Projects

Talzenna (talazoparib) for the Treatment of Advanced Breast Cancer

Talzenna™ (talazoparib) is an inhibitor of the poly adenosine diphosphate (ADP) ribose polymerase (PARP) enzyme that is indicated for the treatment of human epidermal growth factor receptor 2 (HER2) negative breast cancer in adult patients with the BRCA-mutated (gBRCAm) gene.

Drug Name
Talzenna™ (talazoparib)
Developer
Pfizer
Therapy Class
Enzyme inhibitor
Product Description
Poly ADP-ribose polymerase inhibitor
Current Indication
Advanced or metastatic breast cancer
Market Sector
Oncology
Development Status
Approved in the US

Talzenna (talazoparib) is an inhibitor of the poly adenosine diphosphate (ADP) ribose polymerase (PARP) enzyme that is indicated for the treatment of human epidermal growth factor receptor 2 (HER2) negative breast cancer in adult patients with the BRCA-mutated (gBRCAm) gene.

The drug was originally developed by BioMarin Pharmaceutical, which sold its rights to the drug to Medivation in August 2015 for $570m. Pfizerthen acquired Medivation in August 2016 for $14bn.

The US Food and Drug Administration (FDA) accepted a new drug application (NDA) for the drug in June 2018 and granted priority review status. The FDA later approved the drug ahead of its target action date in October.

A marketing authorisation application (MAA) for talazoparib was also accepted by the European Medicines Agency (EMA) in June 2018.

HER2-negative metastatic breast cancer causes and symptoms

Breast cancer is either HER2-negative or HER2-positive. HER2-negative metastatic breast cancer is an advanced form of the disease where the HER2 protein does not appear on the surface of the breast cancer tumour cells. Such cells grow slowly and are less likely to recur or spread to various parts of the body compared with HER2-positive cells.

“Certain risk factors related to the development of breast cancer are old age, alcohol consumption, obesity and hormone replacement therapy.”

Certain risk factors related to the development of breast cancer are old age, alcohol consumption, obesity and hormone replacement therapy. There can also be a hereditary risk.

Some common symptoms of the disease are lumps or swelling in the breast, skin texture or colour change around breast, unusual discharge from nipples, redness, rash, or discomfort.

Breast cancer is one of the most frequent death-causing cancers among women, affecting 2.1 million annually. A total of approximately 627,000 breast cancer deaths were reported in 2018 globally, which represents 15% of all the death-causing cancers in women.

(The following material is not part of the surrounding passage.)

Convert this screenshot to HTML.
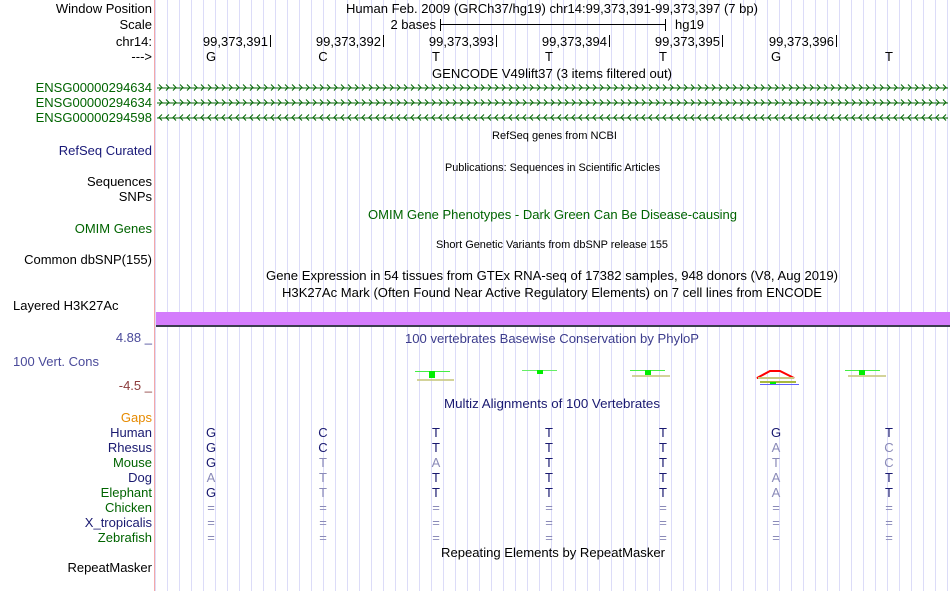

Talzenna (talazoparib) mechanism of action

Talazoparib is a dual-mechanism inhibitor of the PARP1 and PARP2 enzymes, which are responsible for DNA repair of cancer tumour cells. It induces cytotoxicity, which inhibits PARP enzymatic activit, increases formation of PARP-DNA complexes, prevents cancer cell DNA damage repair and causes decreased cell growth and cell death.

Talzenna is administered as an oral, once-daily drug available in 0.25mg and 1mg strength capsules in 30-count bottles.

Clinical trials on Talzenna

The FDA’s approval of Talzenna was based on data from a Phase III clinical study named Embraca. The open-label, randomised study enrolled 431 patients with HER2-negative metastatic breast cancer with no more than three prior cytotoxic chemotherapy regimens. The primary endpoint of the trial was progression-free survival (PFS).

Out of the 431 patients, 408 (95%) were confirmed to have deleterious or suspected deleterious gBRCAm with a clinical trial assay. In addition, around 354 (82%) of patients were using Myriad Genetic Laboratories’ FDA-approved BRACAnalysis CDx® invitro diagnostic device.

The trial met the primary endpoint, with patients administered with talazoparib demonstrating statistically significant median PFS of 8.6 months compared with 5.6 months of median PFS in patients treated with chemotherapy.

Patients receiving Talzenna achieved 50.2% objective response rate (ORR), whereas those on chemotherapy achieved 18.4% ORR.

Nausea, fatigue, anaemia, neutropenia, headaches, thrombocytopenia, vomiting, alopecia, diarrhoea and reduced appetite were the common treatment-related adverse events noticed during the clinical trial.